An oven, chemicals, traditional pigments, torches, airbrushes and hand scrubbing are used to apply color. The patina is protected by lacquer, and the lacquer is protected by hand buffing with paste wax.
Pieces are finished by being attached to a stone or wooden base.
By utilizing 3D printing, Tim King utilizes the features of repeatability and the ability to to print custom parts. With the 3D models, he can still create molds and continue the casting process and can now bypass some of the time consuming sculpting stages.
By scanning a pre-existing sculpture, King can make replicas of his original works in a wide variety of sizes which would have originally required sculpting a new clay model for each size.
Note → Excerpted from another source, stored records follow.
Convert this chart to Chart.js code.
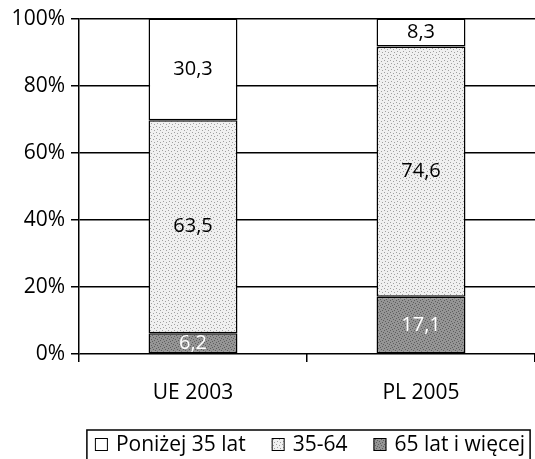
<!DOCTYPE html>
<html>
<head>
<meta charset="utf-8">
<script src="https://cdn.jsdelivr.net/npm/chart.js@4"></script>
<style>
    html, body { margin: 0; padding: 0; background: #fff; }
    #wrap { width: 535px; height: 459px; }
</style>
</head>
<body>
<div id="wrap"><canvas id="chart"></canvas></div>
<script>
const categories = ['UE 2003', 'PL 2005'];
const seriesNames = ['65 lat i więcej', '35-64', 'Poniżej 35 lat'];
const old65 = [6.2, 17.1];
const mid3564 = [63.5, 74.6];
const young35 = [30.3, 8.3];
const yTicks = [0, 20, 40, 60, 80, 100];

// dotted textures like the printed original
function makePattern(bg, dot, step) {
    const c = document.createElement('canvas');
    c.width = 6; c.height = 6;
    const g = c.getContext('2d');
    g.fillStyle = bg;
    g.fillRect(0, 0, 6, 6);
    g.fillStyle = dot;
    const pts = [[0, 0], [3, 1], [1, 3], [4, 4], [5, 2], [2, 5]];
    pts.slice(0, step).forEach(p => g.fillRect(p[0], p[1], 1, 1));
    return g.createPattern(c, 'repeat');
}
const ctx0 = document.getElementById('chart').getContext('2d');
const lightFill = makePattern('#f0f0f0', '#a0a0a0', 4);
const darkFill = makePattern('#959595', '#5e5e5e', 6);

const valueLabels = {
    id: 'valueLabels',
    afterDatasetsDraw(chart) {
        const ctx = chart.ctx;
        ctx.save();
        ctx.font = '20px "Open Sans"';
        ctx.textAlign = 'center';
        ctx.textBaseline = 'middle';
        chart.data.datasets.forEach((ds, i) => {
            chart.getDatasetMeta(i).data.forEach((bar, j) => {
                const y = (bar.y + bar.base) / 2;
                ctx.fillStyle = i === 0 ? '#fff' : '#000';
                ctx.fillText(String(ds.data[j]).replace('.', ','), bar.x, y);
            });
        });
        ctx.restore();
    }
};

// legend in a frame under the chart, items in reverse stacking order
const framedLegend = {
    id: 'framedLegend',
    afterDraw(chart) {
        const ctx = chart.ctx;
        const area = chart.chartArea;
        const boxW = 13, boxGap = 8, itemGap = 26;
        ctx.save();
        ctx.font = '21px "Open Sans"';
        ctx.textBaseline = 'middle';
        const items = chart.data.datasets.slice().reverse();
        const widths = items.map(ds => boxW + boxGap + ctx.measureText(ds.label).width);
        const total = widths.reduce((a, b) => a + b, 0) + itemGap * (items.length - 1);
        let x = (area.left + area.right) / 2 + 3 - total / 2;
        const cy = area.bottom + 91;
        ctx.strokeStyle = '#000';
        ctx.lineWidth = 1.5;
        ctx.strokeRect(x - 8, cy - 15, total + 13, 40);
        items.forEach((ds, i) => {
            ctx.fillStyle = ds.backgroundColor;
            ctx.fillRect(x, cy - 7, boxW, boxW);
            ctx.lineWidth = 1;
            ctx.strokeRect(x + 0.5, cy - 6.5, boxW - 1, boxW - 1);
            ctx.fillStyle = '#000';
            ctx.fillText(ds.label, x + boxW + boxGap, cy);
            x += widths[i] + itemGap;
        });
        ctx.restore();
    }
};

const barStyle = { borderColor: '#000', borderWidth: 1.5, borderSkipped: false, barPercentage: 0.39, categoryPercentage: 1 };

new Chart(ctx0, {
    type: 'bar',
    data: {
        labels: categories,
        datasets: [
            Object.assign({ label: seriesNames[0], data: old65, backgroundColor: darkFill }, barStyle),
            Object.assign({ label: seriesNames[1], data: mid3564, backgroundColor: lightFill }, barStyle),
            Object.assign({ label: seriesNames[2], data: young35, backgroundColor: '#fff' }, barStyle)
        ]
    },
    options: {
        responsive: true,
        maintainAspectRatio: false,
        animation: false,
        layout: { padding: { top: 8, right: 0, bottom: 55, left: 0 } },
        scales: {
            x: {
                stacked: true,
                afterFit: axis => { axis.height = 50; },
                grid: { display: true, drawOnChartArea: false, drawTicks: true, tickLength: 8, color: '#000', lineWidth: 1.5 },
                border: { display: false },
                ticks: { color: '#000', font: { family: 'Open Sans', size: 21 }, padding: 18 }
            },
            y: {
                stacked: true,
                min: 0,
                max: 100,
                afterFit: axis => { axis.width = 79; },
                afterBuildTicks: axis => { axis.ticks = yTicks.map(v => ({ value: v })); },
                grid: { color: '#000', lineWidth: 1.5, tickLength: 8 },
                border: { display: true, color: '#000', width: 1.5 },
                ticks: { color: '#000', font: { family: 'Open Sans', size: 21 }, padding: 6, callback: v => v + '%' }
            }
        },
        plugins: {
            legend: { display: false },
            tooltip: { enabled: false }
        }
    },
    plugins: [valueLabels, framedLegend]
});
</script>
</body>
</html>
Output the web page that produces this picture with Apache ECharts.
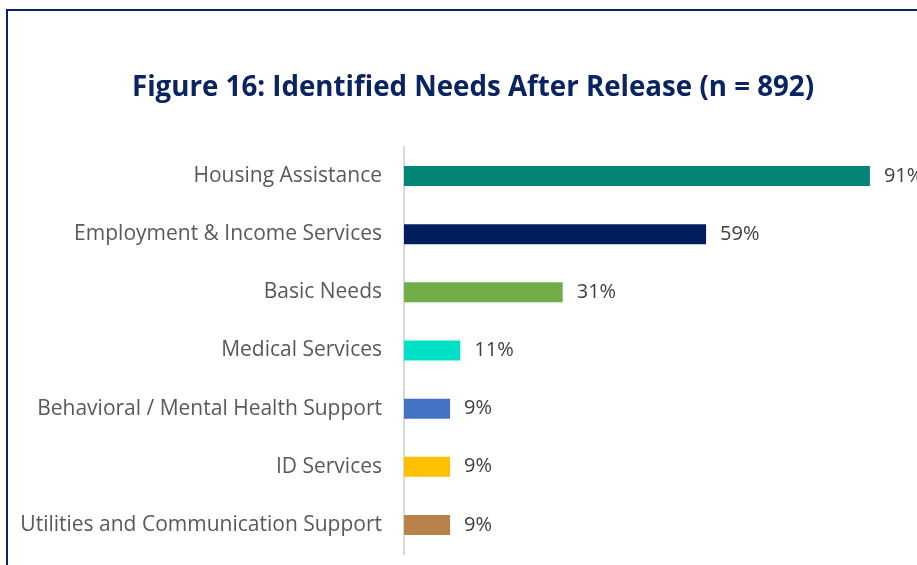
<!DOCTYPE html>
<html>
<head>
<meta charset="utf-8">
<script src="https://cdn.jsdelivr.net/npm/echarts@6/dist/echarts.min.js"></script>
<style>html,body{margin:0;padding:0;background:#fff;}#c{width:917px;height:565px;}</style>
</head>
<body>
<div id="c"></div>
<script>
const categories = ["Housing Assistance","Employment & Income Services","Basic Needs","Medical Services","Behavioral / Mental Health Support","ID Services","Utilities and Communication Support"];
const values = [91,59,31,11,9,9,9];
const colors = ["#008576","#001F5C","#70AD47","#00E0C6","#4472C4","#FFC000","#B8834A"];

const chart = echarts.init(document.getElementById('c'));
chart.setOption({
  animation:false,
  backgroundColor:'#fff',
  title:{
    text:'Figure 16: Identified Needs After Release (n = 892)',
    left:468, top:69, textAlign:'center',
    textStyle:{fontFamily:'Open Sans',fontWeight:'bold',fontSize:27.7,color:'#0A2463'}
  },
  graphic:[{type:'rect',shape:{x:7,y:10,width:1000,height:1000},style:{fill:'none',stroke:'#0A2463',lineWidth:2},z:-1}],
  grid:{left:404,top:147,width:512,bottom:11,containLabel:false},
  xAxis:{type:'value',min:0,max:100,show:false},
  yAxis:{type:'category',data:categories,inverse:true,
    axisLine:{lineStyle:{color:'#D9D9D9',width:2}},axisTick:{show:false},
    axisLabel:{margin:22,fontFamily:'Open Sans',fontSize:21,color:'#595959'}},
  series:[{type:'bar',barWidth:20,
    data:values.map((v,i)=>({value:v,itemStyle:{color:colors[i]}})),
    label:{show:true,position:'right',distance:14,formatter:'{c}%',fontFamily:'Open Sans',fontSize:20,color:'#404040'}}]
});
</script>
</body>
</html>
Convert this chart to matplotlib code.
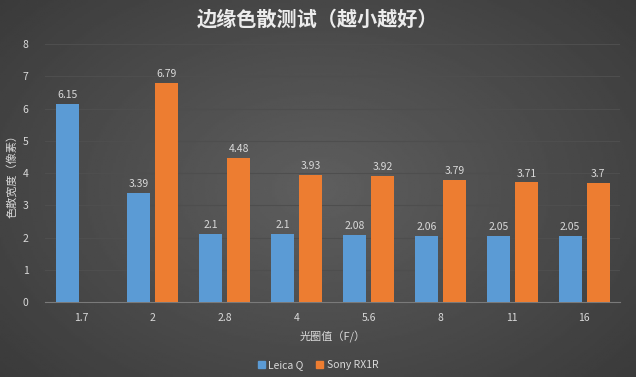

Another application King uses involves the aid of 3D sculpting software. King can create his sculpture digitally and directly produce it in a 3D print without the need for clay sculpting.
Lastly, 3D printed pieces can be used directly as a sculpture and can be post processed to resemble many different textures and materials.
Referencing dozens of images of his client's friend, King created the design in ZBrush, and printed small models on his N2 Plus. By utilizing a 3D printer, replicas like these small models are exactly the same every time which gives the artist a chance to confirm the design of the model before printing and painting the final product.